I drove up to Rhode Island this morning in a bright red rented Porsche, and was pleasantly surprised to find when I got there that a couple with an extremely attractive teenage daughter had moved in to the house at the bottom of our two mile drive. It took little to persuade this sadly under-educated yokelesse, who goes by the name of tiTianna, for God's sake, to climb aboard my throbbing motor for a quick ride up the dirt track to the house, where I fed her quarter of a bottle of gin and did all the things to her that the sort of man who would give quarter of a bottle of gin to a teenager would do. She's sleeping it off in the back bedroom at the moment, and when she comes to I'll fling her in the shower and then have another round of fun before I chuck her out the door. There certainly is something appealing about the country.
Thursday, July 22, 2004
NO TRIP TO KENNEBUNKPORT THIS YEAR
Terrible trouble when I got back to New York with this lunatic I've employed to sell office space in my trophy midtown buildings. It seems he's been cooking up schemes even more crooked than the ones we normally run, and the phone has been ringing off the hook with complaints from the tenants. The man is barking mad, of course, and I dare say I'll have to bring Vinny back into action to deal with him. I'll deal with the whingeing tenants in due course.
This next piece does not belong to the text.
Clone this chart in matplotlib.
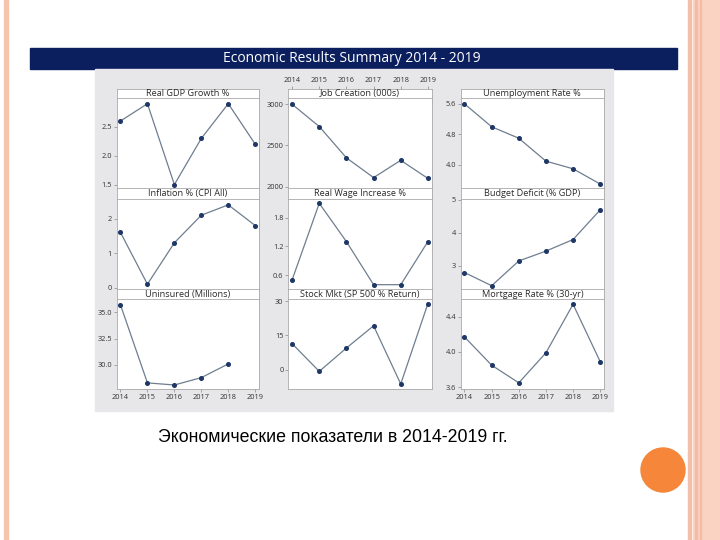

I don't know what to do about the way the Bush family is ignoring me. Once again my invitation to a long weekend in Kennebunkport when Dubya pays his duty visit to the ancient ones has gone astray in the mail, it seems. When I call I can't get through, and my letters are returned. I bought a bottle of scented oil in anticipation of my naked wrestling bouts with Babs, but it looks as if it will go to waste, which is such a shame. Maybe I'll invite my old buddy Ron Reagan for a slither on the leather instead. Or maybe Rory can use it with one of his boyfriends.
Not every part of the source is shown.